The recycled Arab
League peace proposal, based on the Palestinian right of return and the
1967 lines with mutually agreed land swaps, is nothing more than an
attempt to sell oceanfront property in Arizona. If Israel buys it, the
Arab League will throw the Golden Gate Bridge in for free.
Those who welcome the
Arab League proposal are suspending their disbelief. They subordinate
reality to wishful thinking, urging Israel to assume tangible lethal
risks in return for an intangible agreement. They ignore the lessons of
the 1993 Oslo Accords, which came with intensified Palestinian hate
education, terrorism and the abrogation of agreements, as well as the
last three years on the tumultuous, boiling, seismic Arab street.
Fans of the Arab League
proposal ignore fundamental Middle East constraints, as demonstrated by
the non-existence of a single Arab democracy, the absence of intra-Arab
comprehensive peace, the lack of intra-Arab agreement on all borders
and the failure to comply with most intra-Arab agreements for the last
1,400 years. Why would anyone assume that Arabs would shower upon the
"infidel" Jewish state something they have never shared among themselves
-- a long-term comprehensive peace carved in stone?
Western policy makers
and public opinion shapers call on Israel to make "painful concessions"

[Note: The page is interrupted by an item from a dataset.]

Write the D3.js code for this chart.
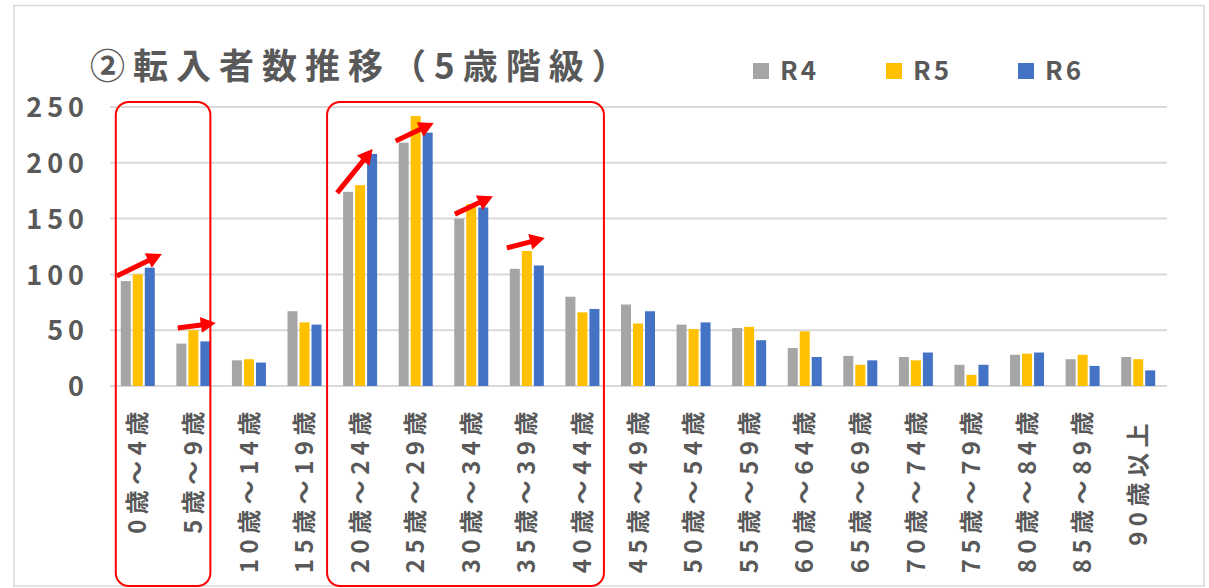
<!DOCTYPE html>
<html lang="ja">
  <head>
  <meta charset="utf-8"/>
    <script type="text/javascript" src="https://cdnjs.cloudflare.com/ajax/libs/d3/7.8.5/d3.min.js"></script>
    <style>
      body { margin: 0; background: #fff; }
      text { font-family: "Noto Sans CJK JP", "Noto Sans", sans-serif; fill: #595959; }
    </style>
  </head>
  <body>
<svg class="fillmeup"></svg>
    <script type="text/javascript">

// age bands
var categories = ["0歳～4歳", "5歳～9歳", "10歳～14歳", "15歳～19歳", "20歳～24歳", "25歳～29歳",
  "30歳～34歳", "35歳～39歳", "40歳～44歳", "45歳～49歳", "50歳～54歳", "55歳～59歳",
  "60歳～64歳", "65歳～69歳", "70歳～74歳", "75歳～79歳", "80歳～84歳", "85歳～89歳", "90歳以上"];
var seriesNames = ["R4", "R5", "R6"];
var r4 = [94, 38, 23, 67, 174, 218, 150, 105, 80, 73, 55, 52, 34, 27, 26, 19, 28, 24, 26];
var r5 = [100, 50, 24, 57, 180, 242, 163, 121, 66, 56, 51, 53, 49, 19, 23, 10, 29, 28, 24];
var r6 = [106, 40, 21, 55, 208, 227, 160, 108, 69, 67, 57, 41, 26, 23, 30, 19, 30, 18, 14];
var yTicks = [0, 50, 100, 150, 200, 250];
var colors = ["#a5a5a5", "#ffc000", "#4472c4"];

// hand drawn highlights: boxes over category ranges, arrows [category, dx, value] -> [dx, value]
var boxes = [["0歳～4歳", "5歳～9歳"], ["20歳～24歳", "40歳～44歳"]];
var arrows = [
  [0, -21, 98.6, 24, 118.3],
  [1, -15.6, 52, 22.4, 56.5],
  [4, -23, 173, 12.5, 212.4],
  [5, -20, 219.5, 18, 235.7],
  [6, -16.4, 154, 21.6, 170],
  [7, -20, 123.7, 18, 132.6]
];

var width = 1209, height = 588;
var svg = d3.select(".fillmeup").attr("width", width).attr("height", height);

// outer chart border
svg.append("rect").attr("x", 14).attr("y", 5.5).attr("width", 1190).attr("height", 580.5)
  .attr("fill", "#fff").attr("stroke", "#d9d9d9").attr("stroke-width", 1.5);

var x0 = d3.scaleBand().domain(categories).range([110, 1166])
  .paddingInner(0.388).paddingOuter(0.194);
var x1 = d3.scaleBand().domain(seriesNames).range([0, 34]).paddingInner(1 / 6);
var y = d3.scaleLinear().domain([0, 250]).range([386, 107]);

// gridlines
svg.append("g").selectAll("line").data(yTicks).enter().append("line")
  .attr("x1", 110).attr("x2", 1167)
  .attr("y1", function(d) { return y(d); }).attr("y2", function(d) { return y(d); })
  .attr("stroke", "#d9d9d9").attr("stroke-width", 2);

// y labels
var yAxis = d3.axisLeft(y).tickValues(yTicks).tickSize(0).tickPadding(0);
var ya = svg.append("g").attr("transform", "translate(89,0)").call(yAxis);
ya.select(".domain").remove();
ya.selectAll("text").attr("font-size", 27).attr("font-weight", "bold")
  .attr("letter-spacing", 5).attr("dy", "0.36em").style("font-family", null).attr("fill", "#595959");

// bars
var table = categories.map(function(c, i) { return { cat: c, vals: [r4[i], r5[i], r6[i]] }; });
var groups = svg.append("g").selectAll("g").data(table).enter().append("g")
  .attr("transform", function(d) { return "translate(" + x0(d.cat) + ",0)"; });
groups.selectAll("rect").data(function(d) {
    return d.vals.map(function(v, j) { return { name: seriesNames[j], v: v, c: colors[j] }; });
  })
  .enter().append("rect")
  .attr("x", function(d) { return x1(d.name); })
  .attr("width", x1.bandwidth())
  .attr("y", function(d) { return y(d.v); })
  .attr("height", function(d) { return y(0) - y(d.v); })
  .attr("fill", function(d) { return d.c; });

// x labels, rotated
svg.append("g").selectAll("text").data(categories).enter().append("text")
  .attr("transform", function(d) {
    return "translate(" + (x0(d) + x0.bandwidth() / 2) + "," + (d === "90歳以上" ? 418 : 406) + ") rotate(-90)";
  })
  .attr("text-anchor", "end").attr("dy", "0.36em")
  .attr("font-size", 24).attr("font-weight", "bold").attr("letter-spacing", 5.5)
  .text(function(d) { return d; });

// title
svg.append("text").attr("x", 90).attr("y", 79).attr("font-size", 35).attr("font-weight", "bold")
  .attr("letter-spacing", 8).text("②転入者数推移（5歳階級）");

// legend
var leg = svg.append("g").selectAll("g").data(seriesNames).enter().append("g")
  .attr("transform", function(d, i) { return "translate(" + [753, 886, 1018][i] + ",63)"; });
leg.append("rect").attr("width", 16).attr("height", 16).attr("fill", function(d, i) { return colors[i]; });
leg.append("text").attr("x", 27).attr("y", 8).attr("dy", "0.36em").attr("font-size", 26)
  .attr("font-weight", "bold").attr("letter-spacing", 3).text(function(d) { return d; });

// red boxes
svg.append("g").selectAll("rect").data(boxes).enter().append("rect")
  .attr("x", function(d, i) { return x0(d[0]) - (i === 0 ? 5 : 16); })
  .attr("y", 102)
  .attr("width", function(d, i) { return x0(d[1]) + x0.bandwidth() - x0(d[0]) + (i === 0 ? 5 : 20.5); })
  .attr("height", 484)
  .attr("rx", 13).attr("fill", "none").attr("stroke", "#ff0000").attr("stroke-width", 2);

// red arrows
var ag = svg.append("g").selectAll("g").data(arrows).enter().append("g");
ag.each(function(d) {
  var cx = x0(categories[d[0]]) + x0.bandwidth() / 2;
  var xa = cx + d[1], ya2 = y(d[2]), xb = cx + d[3], yb = y(d[4]);
  var ang = Math.atan2(yb - ya2, xb - xa);
  var hl = 15, hw = 8;
  var bx = xb - hl * Math.cos(ang), by = yb - hl * Math.sin(ang);
  var g = d3.select(this);
  g.append("line").attr("x1", xa).attr("y1", ya2).attr("x2", bx + 2 * Math.cos(ang)).attr("y2", by + 2 * Math.sin(ang))
    .attr("stroke", "#ff0000").attr("stroke-width", 5);
  var px = -Math.sin(ang), py = Math.cos(ang);
  g.append("polygon")
    .attr("points", [[xb, yb], [bx + px * hw, by + py * hw], [bx - px * hw, by - py * hw]].join(" "))
    .attr("fill", "#ff0000");
});
    </script>
  </body>
</html>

in the most conflict-ridden region in the world. They would never make
such concessions in their own in less violent regions. Yet they expect
Israel to accept an Arab League peace proposal in a region that has not
tolerated non-Muslim sovereignty since the seventh century. They provide
a tailwind to a recycled Arab League "peace" proposal in a region where
Christians, Jews and other non-Muslim minorities are systematically
oppressed, persecuted and annihilated.
Western promoters of
the Arab League initiative are oblivious to inherent characteristics of
the Arab world. These have been on display during the last three years
from North Africa to the Persian Gulf: violent intolerance of the other
Muslims/Arabs, fragmentation along tribal, ethnic, religious,
ideological and geographic lines; shifty, unpredictable and unstable
regimes, policies and alliances; and the tenuous nature of agreements,
which are usually "written on ice."
Contrary to the world
view of Western policy makers who embrace the Arab League proposal, the
Arab street has not experienced an Arab Spring. There has been no
transition to democracy, no Facebook or youth revolution, no
reincarnation of Gandhi or Martin Luther King. The Arab tide,
independent of the Arab-Israeli conflict, has been predominantly
anti-democratic, anti-American, violently Islamist and dramatically more
threatening.
A Palestinian state in
Judea and Samaria would import the turbulent Arab Street into the Judean
and Samarian suburbs of Jerusalem and Tel Aviv. It would establish
another rogue terrorist state, doom Jordan's pro-American Hashemite
regime, add another anti-American vote at the U.N. and enhance the
Russian, Chinese and North Korean profile in the eastern flank of the
Mediterranean. The establishment of a Palestinian state would reward
those behind the flight of Christians from Bethlehem, Beit Jallah and
Ramallah.
Palestinian Arabs have
systematically attempted to annihilate the Jewish presence in the land
of Israel since the anti-Jewish pogroms of the 1920s through the 1948
war and the sustained campaign of terrorism since 1949. The Palestinian
track record also highlights their alliance with Nazi Germany, the USSR,
Ayatollah Khomeini, Saddam Hussein, Osama bin Laden and other enemies
and adversaries of the free world. Mahmoud Abbas, Yasser Arafat and
their allies were expelled from Egypt (1950s), Syria (1966), Jordan
(1970), Lebanon (1982-3) and Kuwait (1991) for subversion, hence the
limited Arab support for the Palestinians.
The Arab League
proposal distorts, once again, the positive elements of land for peace,
as displayed at the end of the World War II: deterring future aggression
by punishing the aggressor (Nazi Germany) and rewarding the intended
victims (France, Poland and Czechoslovakia) with land. Land for peace,
as promoted by the Arab League and Western political correctness, fuels
aggression by punishing the intended Israeli victim and rewarding the
Arab aggressors.
To survive, the Jewish
state must control Judea and Samaria, the cradle of Jewish history. To
withstand Middle East challenges, Israel must control the mountain
ridges of Judea and Samaria, which tower over pre-1967 Israel, a 9- to
15-mile sliver along the Mediterranean Sea. Judea and Samaria are the
Golan Heights of Israel's soft belly, overlooking Jerusalem, Tel Aviv,
Ben-Gurion Airport and 80 percent of Israel's population and
infrastructure. The higher the level of Middle East violence and
unpredictability, the stricter our security requirements must be. The
mountain ridges of Judea and Samaria are irreplaceable.
The Arab League proposal for Israel to leave Judea and Samaria is not a peace plan. It is an invitation to commit suicide.